MANILA, Philippines — The Regional Trial Court of Batangas City has ordered the liquidation of Steel Corporation of the Philippines (SCP) on grounds that rehabilitation is no longer a feasible option.

The order to convert the rehabilitation of the steel producer into liquidation proceedings was issued by the RTC on Sept. 19.  For creditor banks like Planters Bank, Chinabank, Land Bank of the Philippines, Banco de Oro and DEG (Deutsche Investitions-und Entwicklungsgesellschaft), this means that whatever is left from the company’s assets will be used to offset some of their receivables.

The RTC has ruled out rehabilitation on grounds that SCP now appears to be insolvent, a situation where liabilities exceed assets.  The court also noted that:

* The continued operations of SCP is threatened by non-payment of its customs duties and other taxes; and

*  The actual result of business operations and financial condition of SCP cannot support the amortization schedule of the restructured debts in the approved rehabilitation plan.

In addition, the order noted that SCP had not complied with the provisions of the approved rehab plan and with the orders of the rehabilitation court.

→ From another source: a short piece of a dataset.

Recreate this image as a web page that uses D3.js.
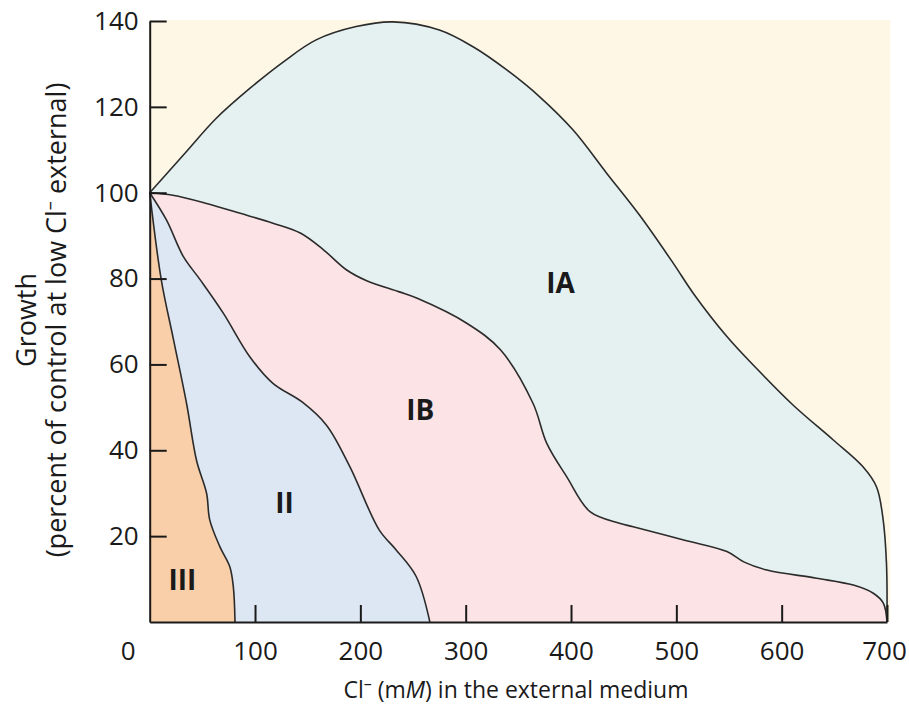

It had also failed to achieve the desired targets and goals set forth in the approved rehab plan, the order said.

A liquidation order was issued declaring SCP as insolvent and dissolved, ordering the sheriff of the RTC in Batangas City to take possession and control of all the properties of the debtor, except those that may be exempt from execution.

The court ordered: directing payments of any claims and conveyance of any property due debtor SCP to the liquidator; prohibiting payments and transfer of any property by SCP; directing all creditors to file their claims with the liquidator within the period set by the rules of procedure; and, authorizing the payment of administrative expenses as they become due.

Accordingly, the Sheriffs have implemented the court order and taken possession of the company’s assets.

SCP started having financial difficulties and failed to meet its financial obligations in 2000.  At the request of SCP, the banks restructured its loans in December 2002 under an Omnibus Agreement. However, SCP still failed to comply and in June 2006 defaulted on its principal payments, thus prompting the banks to file a creditor-led rehabilitation plan in September 2006.

The court-approved rehab plan required also SCP’s continued payments to creditors, which the company did not comply with.